En el afán por sustituir la democracia representativa con presuntas democracias “directas”, no han faltado así movimientos autoritarios que resucitaron la fórmula de las asambleas constituyentes del siglo XVIII, pero para hacer lo opuesto de aquellas: desmontar el sistema de partidos, apropiarse del Estado e inhibir sus delicados equilibrios. El resultado salta a la vista. Un tercio de los presidentes elegidos desde que se inauguró la ola de democratizaciones en la región ha quebrantado las reglas de la democracia (Latinobarómetro, informe 2023). La modificación ocasional de los límites de la reelección para favorecer a ciertos candidatos, o el retroceso en los procesos de descentralización, por ejemplo, han sido algunos de los síntomas de ese desarreglo. Venezuela, contagiada en su momento por la calentura revolucionaria y divorciada del espíritu de amplio consenso que signó a la Constitución de 1961, ilustra el cuadro más agudo.
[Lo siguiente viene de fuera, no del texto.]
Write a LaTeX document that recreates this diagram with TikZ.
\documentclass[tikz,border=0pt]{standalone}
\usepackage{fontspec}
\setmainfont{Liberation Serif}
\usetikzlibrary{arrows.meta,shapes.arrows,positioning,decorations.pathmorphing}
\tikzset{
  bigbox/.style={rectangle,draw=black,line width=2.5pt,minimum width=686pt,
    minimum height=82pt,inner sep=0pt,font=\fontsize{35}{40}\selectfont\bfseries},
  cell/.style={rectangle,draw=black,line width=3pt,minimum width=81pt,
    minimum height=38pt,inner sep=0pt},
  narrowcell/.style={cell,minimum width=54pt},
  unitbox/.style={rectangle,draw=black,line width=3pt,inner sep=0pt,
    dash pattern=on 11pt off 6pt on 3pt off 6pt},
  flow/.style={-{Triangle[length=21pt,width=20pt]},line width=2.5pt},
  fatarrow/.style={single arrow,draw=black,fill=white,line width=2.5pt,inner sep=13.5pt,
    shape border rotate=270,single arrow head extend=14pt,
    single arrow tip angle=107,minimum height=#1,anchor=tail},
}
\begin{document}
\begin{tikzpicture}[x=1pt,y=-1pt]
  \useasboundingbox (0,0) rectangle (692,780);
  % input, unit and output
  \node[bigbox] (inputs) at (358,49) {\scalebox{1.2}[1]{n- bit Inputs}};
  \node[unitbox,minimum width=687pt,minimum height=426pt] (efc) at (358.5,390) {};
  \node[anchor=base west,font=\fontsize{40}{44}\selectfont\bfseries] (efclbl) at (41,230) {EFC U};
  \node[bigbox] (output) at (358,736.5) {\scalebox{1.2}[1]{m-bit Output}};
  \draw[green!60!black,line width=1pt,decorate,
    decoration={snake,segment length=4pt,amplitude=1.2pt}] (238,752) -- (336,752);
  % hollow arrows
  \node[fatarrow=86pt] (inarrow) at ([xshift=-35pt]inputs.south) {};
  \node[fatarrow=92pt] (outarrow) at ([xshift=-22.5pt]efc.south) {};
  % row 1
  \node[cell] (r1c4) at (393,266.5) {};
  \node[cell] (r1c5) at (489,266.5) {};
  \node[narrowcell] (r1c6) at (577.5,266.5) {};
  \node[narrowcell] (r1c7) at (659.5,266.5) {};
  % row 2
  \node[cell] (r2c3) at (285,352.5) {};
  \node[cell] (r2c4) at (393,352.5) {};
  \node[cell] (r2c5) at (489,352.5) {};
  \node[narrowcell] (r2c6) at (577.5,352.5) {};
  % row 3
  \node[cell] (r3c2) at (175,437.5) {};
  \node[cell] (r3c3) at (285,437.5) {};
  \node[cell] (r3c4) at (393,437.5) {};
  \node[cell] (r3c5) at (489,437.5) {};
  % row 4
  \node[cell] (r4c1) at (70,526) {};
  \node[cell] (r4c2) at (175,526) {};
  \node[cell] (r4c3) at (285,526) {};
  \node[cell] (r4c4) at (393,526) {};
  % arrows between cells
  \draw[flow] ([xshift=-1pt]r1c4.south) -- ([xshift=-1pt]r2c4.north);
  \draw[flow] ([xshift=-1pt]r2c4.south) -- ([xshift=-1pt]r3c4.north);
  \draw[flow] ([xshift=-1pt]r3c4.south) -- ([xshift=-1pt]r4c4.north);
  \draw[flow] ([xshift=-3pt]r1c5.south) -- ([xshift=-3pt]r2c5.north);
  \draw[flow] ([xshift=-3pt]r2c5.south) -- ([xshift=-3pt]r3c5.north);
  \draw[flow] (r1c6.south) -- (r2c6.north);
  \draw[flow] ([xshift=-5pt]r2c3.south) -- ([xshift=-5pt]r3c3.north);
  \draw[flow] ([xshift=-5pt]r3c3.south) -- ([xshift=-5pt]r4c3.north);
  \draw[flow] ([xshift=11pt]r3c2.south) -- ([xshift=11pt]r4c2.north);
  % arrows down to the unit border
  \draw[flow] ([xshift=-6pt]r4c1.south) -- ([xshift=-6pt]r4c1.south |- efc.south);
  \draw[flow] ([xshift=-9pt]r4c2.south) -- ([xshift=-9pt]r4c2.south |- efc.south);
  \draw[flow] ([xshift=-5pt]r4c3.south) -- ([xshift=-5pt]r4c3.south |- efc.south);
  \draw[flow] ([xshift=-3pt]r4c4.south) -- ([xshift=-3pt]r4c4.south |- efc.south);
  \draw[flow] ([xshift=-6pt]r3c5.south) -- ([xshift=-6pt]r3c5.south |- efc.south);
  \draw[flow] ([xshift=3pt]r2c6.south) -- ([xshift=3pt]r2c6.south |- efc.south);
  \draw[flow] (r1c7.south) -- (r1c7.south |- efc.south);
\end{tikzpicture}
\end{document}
No ha ocurrido igual en países con democracias parlamentarias como las europeas, dice también el informe, donde “se puede gobernar durante una década, pero dentro de reglas previamente acordadas”. Democracias que bregan con crisis propias y enemigos íntimos, no menos deletéreos, pero blindadas con armazones institucionales y constituciones normativas (la “Ley suprema” norteamericana, con más de dos siglos de historia, es un caso emblemático) cuya garantía de protección a derechos fundamentales no puede ser desfigurada por tejemanejes de individuos o grupos de poder asidos a mayorías circunstanciales. He allí una cualidad, un compromiso estable con los pactos y mediaciones que evita que a la incertidumbre propia del contexto se sume la perturbación que introducen estos jugadores normofóbicos. Muchos de los cuales, por cierto, en su ansia por demostrar que la realidad se equivoca, exhiben un sello, una excentricidad casi salvaje que obliga a prestarles atención, aunque no lo queramos.
¿Convertir lo excepcional en normalidad, por aversión a las reglas, hablaría acá de cierto lastre cultural; uno que, hermoseado por la idea de la subversión, aparece como fórmula de reparación radical y sin esperas, ciego al camino plausible de las enmiendas y reformas?.
En El laberinto de los tres minotauros (1994), J.M. Briceño Guerrero desgranaba esas contradicciones que gobiernan la conciencia colectiva latinoamericana. Habla así de la coexistencia de los valores de la modernidad con lógicas culturales antagónicas, la cristiana-feudal del Discurso mantuano y la de la nostálgica, mítica rebeldía frente a la autoridad, nutriendo al Discurso salvaje. Sanar los entuertos, reflexionar a fondo sobre nuestros fracasos y reincidencias, quizás implica considerar los resabios de ciertos traumas colectivos. Esos, que si no son gestionados —como señala la experta Flavia Valgiusti—, tienden a convertirse en destino.